Other award-winners included his Mexican colleague, Emilio Gutierrez Soto, and Cameroon journalists Serge Sabouang and Robert Mintya — who had been imprisoned for their reporting until the day before the awards. Bibi Ngota, who was editor of the Cameroon Express and died in detention, received a posthumous award at the annual CJFE gala.
CJFE works to enhance public awareness and understanding of free expression and how it impacts our daily life. It also supports and assists journalists under threat and in distress.
The organization’s awards are given to journalists who have shown great courage and have overcome enormous odds simply to produce the news.
The awards gala, attended by hundreds of Canadian journalists, is always a greatly inspiring reminder of the importance of journalism’s vital role in the global struggle for freedom of expression.
Najera, who was hosted in Toronto in the home of the Star’s own fearless national security reporter, Michelle Shephard, a CJFE volunteer, visited the Star to share his experiences during a session with our intern journalists.

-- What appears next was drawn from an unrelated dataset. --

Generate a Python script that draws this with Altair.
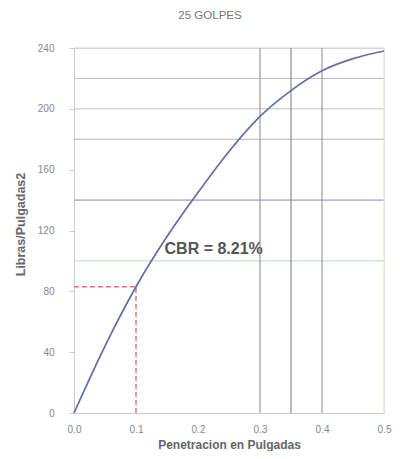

During lunch with Shephard and me, I was struck by the high price this journalist has paid for the courageous reporting for which he was honoured.
Like many other foreign journalists who come to Canada to escape persecution and threats to personal safety in their native land, Najera has been unable to find a job in Canadian journalism.
Though he has now attained refugee status and a work permit — and has worked hard to greatly improve his English — Najera told me he has been rejected or ignored by every Canadian media organization he has approached — even Spanish-language media.
That’s why he’s now working as a janitor, earning $900 to $1,110 monthly to support his family.
“After a series of short contracts as a painter, glazier’s helper and a salesman, a friend from the church who works as a janitor as well recommended me to his boss, who after several interviews and small assignations, gave me a small contract cleaning an office once a week,” Najera said.
“We receive food from the church, and sometimes we go to the food bank because of our low income. My wife works with me and every month she cleans a house as well.”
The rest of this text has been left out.